Par ailleurs, l’Islam ordonna à l’imâm [au gouverneur] des musulmans de combattre tout groupe de musulmans qui se soustrait au versement de la zakât. Le Prophète  expliqua : « On m’a ordonné de combattre les gens [qui combattent l’Islam], sauf s’ils attestent qu’il n’y a de Dieu qu’Allâh, que Mouhammad est Son Prophète, qu’ils accomplissent la prière et qu’ils s’acquittent de la zakât, s’ils font ceci, ils m’épargneront leur sang sauf pour un droit de l’Islam et leur jugement revient à Allâh. » [Rapporté Al-Boukhârî et Mouslim.]
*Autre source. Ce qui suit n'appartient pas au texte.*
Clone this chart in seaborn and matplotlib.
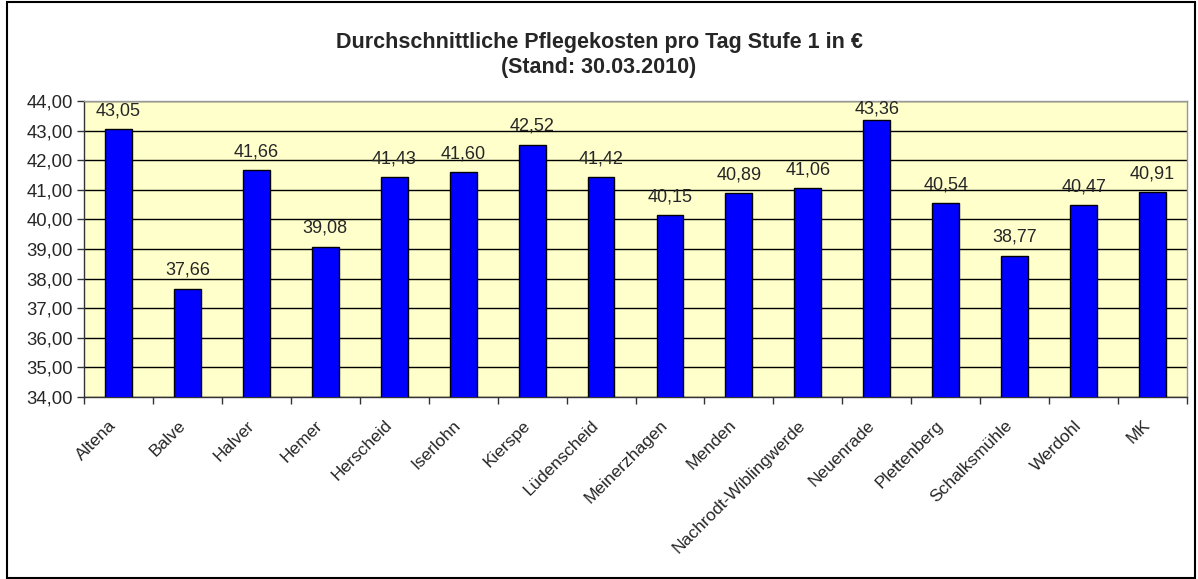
import pandas as pd
import matplotlib.pyplot as plt
import matplotlib.patches as mpatches
import matplotlib.transforms as mtransforms
from matplotlib.ticker import FuncFormatter, FixedLocator
import seaborn as sns

orte = ["Altena", "Balve", "Halver", "Hemer", "Herscheid", "Iserlohn", "Kierspe",
        "Lüdenscheid", "Meinerzhagen", "Menden", "Nachrodt-Wiblingwerde", "Neuenrade",
        "Plettenberg", "Schalksmühle", "Werdohl", "MK"]
kosten = [43.05, 37.66, 41.66, 39.08, 41.43, 41.60, 42.52, 41.42, 40.15, 40.89,
          41.06, 43.36, 40.54, 38.77, 40.47, 40.91]

df = pd.DataFrame({"Ort": orte, "Kosten": kosten})

sns.set_style("ticks")
plt.rcParams["font.family"] = ["Liberation Sans", "DejaVu Sans"]

fig = plt.figure(figsize=(11.98, 5.79), dpi=100)
ax = fig.add_axes([84 / 1198, 1 - 397 / 579, (1187 - 84) / 1198, (397 - 101) / 579])

sns.barplot(x="Ort", y="Kosten", data=df, color="#0000FF", edgecolor="black",
            linewidth=1, width=0.39, saturation=1, ax=ax, zorder=3)

ax.set_facecolor("#FFFFCC")
ax.set_ylim(34, 44)
ax.set_xlim(-0.5, len(orte) - 0.5)
ax.set_yticks(range(34, 45))
ax.yaxis.set_major_formatter(FuncFormatter(lambda v, p: f"{v:.2f}".replace(".", ",")))
ax.grid(axis="y", color="black", linewidth=1, zorder=0)
ax.set_axisbelow(True)
ax.set_xlabel("")
ax.set_ylabel("")

# Excel-style tick marks between categories
ax.xaxis.set_minor_locator(FixedLocator([i - 0.5 for i in range(len(orte) + 1)]))
ax.tick_params(axis="x", which="major", length=0, pad=9)
ax.tick_params(axis="x", which="minor", length=5, width=1, color="#333333")
ax.tick_params(axis="y", length=5, width=1, color="#333333", labelsize=13.3, pad=3)
shift = mtransforms.ScaledTranslation(-0.10, -0.08, fig.dpi_scale_trans)
for lab in ax.get_xticklabels():
    lab.set_rotation(45)
    lab.set_ha("right")
    lab.set_rotation_mode("anchor")
    lab.set_fontsize(12.5)
    lab.set_transform(lab.get_transform() + shift)

for s in ["top", "right"]:
    ax.spines[s].set_color("#999999")
for s in ["left", "bottom"]:
    ax.spines[s].set_color("#333333")
for s in ax.spines.values():
    s.set_linewidth(1)

# data labels above bars, kept inside the plot area like Excel does
for i, v in enumerate(kosten):
    ax.text(i, min(v + 0.47, 43.58), f"{v:.2f}".replace(".", ","), ha="center",
            va="baseline", fontsize=13, zorder=4)

fig.text(0.5, 0.905, "Durchschnittliche Pflegekosten pro Tag Stufe 1 in €\n(Stand: 30.03.2010)",
         ha="center", va="center", fontsize=15.5, fontweight="bold", linespacing=1.2)

fig.patches.append(mpatches.Rectangle((7 / 1198, 0.002), 1 - 10 / 1198, 0.995,
                                      transform=fig.transFigure, fill=False,
                                      edgecolor="black", linewidth=1.5))

fig.savefig("out.png", dpi=100)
Aboû Hourayra  rapporte : « Lorsque le Prophète  décéda, qu’Aboû Bakr  devint calife et que certaines tribus arabes apostasièrent – leurs membres continuaient de prier mais refusaient de verser la zakât –, ‘Omar Ibnou-l-Khattâb  demanda au nouveau chef des musulmans : « Vas-tu combattre les gens alors que le Messager  a dit : “On m’a ordonné de combattre les gens jusqu’à ce qu’ils attestent qu’il n’y a de Dieu qu’Allâh. S’ils l’attestent, ils m’épargneront leur sang sauf pour un droit de l’Islam et leur jugement revient à Allâh.” Et Aboû Bakr  de répondre : “Par Dieu, je combattrai toute personne qui dissocie la prière de la zakât. Par Dieu s’ils me dessaisissent d’un chevreau femelle (‘inâqan : عِناقاً ) [dans une autre version une corde (‘iqâlan : عِقالاً )] qu’ils donnaient au Messager, je les combattrai pour cela !” ‘Omar déclara alors : “Je jure par Dieu que j’ai senti que Dieu a guidé Aboû Bakr au combat et je su alors que c’était la vérité” » [Rapporté par le groupe sauf Ibnou Mâjah.]

Aboû Bakr  a donc considéré la collecte et la distribution de la zakât comme étant un devoir garanti par l’Etat musulman pour que les ayant-droits ne soient pas lésés. Il a en effet combattu les tribus qui avaient refusé de la verser et ce fut la première fois dans l’histoire de l’humanité qu’un Etat utilisât les armes pour exiger de ses subordonnés le respect de leurs engagements envers leurs concitoyens indigents.